=== INFORMATION SHOWN ===
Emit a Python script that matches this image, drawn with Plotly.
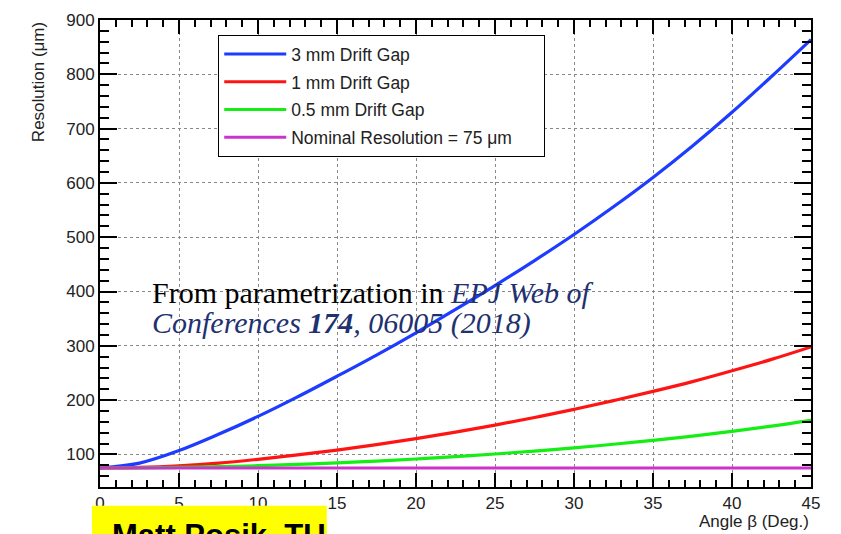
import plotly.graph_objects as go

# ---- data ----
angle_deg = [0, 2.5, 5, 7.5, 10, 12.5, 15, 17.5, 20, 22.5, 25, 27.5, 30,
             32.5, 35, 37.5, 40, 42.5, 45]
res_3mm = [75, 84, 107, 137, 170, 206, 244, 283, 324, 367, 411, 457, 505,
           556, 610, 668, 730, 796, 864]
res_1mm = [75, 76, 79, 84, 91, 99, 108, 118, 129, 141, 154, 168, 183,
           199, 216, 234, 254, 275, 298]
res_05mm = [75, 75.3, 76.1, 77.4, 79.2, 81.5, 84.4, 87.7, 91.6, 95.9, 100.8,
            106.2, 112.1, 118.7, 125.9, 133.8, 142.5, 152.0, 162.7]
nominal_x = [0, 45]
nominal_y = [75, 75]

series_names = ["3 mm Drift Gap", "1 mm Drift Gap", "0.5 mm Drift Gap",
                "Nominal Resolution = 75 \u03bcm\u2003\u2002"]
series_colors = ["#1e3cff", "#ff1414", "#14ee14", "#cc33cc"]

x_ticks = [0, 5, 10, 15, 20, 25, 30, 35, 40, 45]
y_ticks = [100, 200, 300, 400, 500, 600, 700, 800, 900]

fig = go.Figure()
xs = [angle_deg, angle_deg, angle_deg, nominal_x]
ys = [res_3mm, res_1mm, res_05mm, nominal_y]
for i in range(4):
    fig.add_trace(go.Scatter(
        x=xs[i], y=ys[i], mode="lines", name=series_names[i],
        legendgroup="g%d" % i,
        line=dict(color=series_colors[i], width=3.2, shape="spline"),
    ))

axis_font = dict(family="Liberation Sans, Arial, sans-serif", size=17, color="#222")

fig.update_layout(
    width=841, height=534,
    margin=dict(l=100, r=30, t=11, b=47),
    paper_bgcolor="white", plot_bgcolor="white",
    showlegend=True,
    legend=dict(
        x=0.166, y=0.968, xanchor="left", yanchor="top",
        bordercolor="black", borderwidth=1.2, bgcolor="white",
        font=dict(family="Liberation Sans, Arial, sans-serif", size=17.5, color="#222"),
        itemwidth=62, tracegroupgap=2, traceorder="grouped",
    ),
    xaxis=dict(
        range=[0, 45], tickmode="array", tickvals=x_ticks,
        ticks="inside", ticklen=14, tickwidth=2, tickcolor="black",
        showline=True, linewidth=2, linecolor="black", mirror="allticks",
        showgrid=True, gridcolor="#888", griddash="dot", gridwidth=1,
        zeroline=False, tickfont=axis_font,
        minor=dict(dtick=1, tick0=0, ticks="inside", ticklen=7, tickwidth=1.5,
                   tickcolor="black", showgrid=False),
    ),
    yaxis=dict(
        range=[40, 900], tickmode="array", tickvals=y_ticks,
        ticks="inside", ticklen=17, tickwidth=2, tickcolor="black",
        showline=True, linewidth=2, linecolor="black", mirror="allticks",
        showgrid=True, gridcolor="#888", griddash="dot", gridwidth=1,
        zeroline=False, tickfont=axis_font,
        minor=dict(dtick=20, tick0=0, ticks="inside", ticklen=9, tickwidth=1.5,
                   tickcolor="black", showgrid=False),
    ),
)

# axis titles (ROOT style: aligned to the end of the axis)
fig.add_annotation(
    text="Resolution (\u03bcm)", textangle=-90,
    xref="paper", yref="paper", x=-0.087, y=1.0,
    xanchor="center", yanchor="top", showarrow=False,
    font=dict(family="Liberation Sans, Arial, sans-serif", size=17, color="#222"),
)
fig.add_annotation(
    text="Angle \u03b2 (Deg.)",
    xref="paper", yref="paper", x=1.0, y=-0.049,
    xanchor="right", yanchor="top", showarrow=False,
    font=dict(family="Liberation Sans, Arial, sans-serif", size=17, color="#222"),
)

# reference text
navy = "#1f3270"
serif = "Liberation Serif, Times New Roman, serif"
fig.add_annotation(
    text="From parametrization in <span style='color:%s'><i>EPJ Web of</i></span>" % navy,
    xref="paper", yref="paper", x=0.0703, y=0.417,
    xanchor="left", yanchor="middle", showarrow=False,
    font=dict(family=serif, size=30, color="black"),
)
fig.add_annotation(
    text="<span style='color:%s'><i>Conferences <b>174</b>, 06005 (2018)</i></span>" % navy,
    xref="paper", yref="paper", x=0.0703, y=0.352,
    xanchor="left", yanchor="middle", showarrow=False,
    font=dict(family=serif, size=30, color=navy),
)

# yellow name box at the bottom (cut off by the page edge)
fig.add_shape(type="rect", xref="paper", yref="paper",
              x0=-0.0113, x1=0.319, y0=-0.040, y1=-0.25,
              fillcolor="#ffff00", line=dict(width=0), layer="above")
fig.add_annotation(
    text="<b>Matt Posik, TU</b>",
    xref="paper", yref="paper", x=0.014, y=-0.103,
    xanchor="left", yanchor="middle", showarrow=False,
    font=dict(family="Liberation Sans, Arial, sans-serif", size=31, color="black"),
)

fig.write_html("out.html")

=== WHAT YOU NEED TO DO ===
Return only the lines from the start of the data through the line that contains "nominal_y = [75, 75]", please, copying them exactly and omitting all pictures.

=== REPLY TO THE TASK ===
Emit a Python script that matches this image, drawn with Plotly.
import plotly.graph_objects as go

# ---- data ----
angle_deg = [0, 2.5, 5, 7.5, 10, 12.5, 15, 17.5, 20, 22.5, 25, 27.5, 30,
             32.5, 35, 37.5, 40, 42.5, 45]
res_3mm = [75, 84, 107, 137, 170, 206, 244, 283, 324, 367, 411, 457, 505,
           556, 610, 668, 730, 796, 864]
res_1mm = [75, 76, 79, 84, 91, 99, 108, 118, 129, 141, 154, 168, 183,
           199, 216, 234, 254, 275, 298]
res_05mm = [75, 75.3, 76.1, 77.4, 79.2, 81.5, 84.4, 87.7, 91.6, 95.9, 100.8,
            106.2, 112.1, 118.7, 125.9, 133.8, 142.5, 152.0, 162.7]
nominal_x = [0, 45]
nominal_y = [75, 75]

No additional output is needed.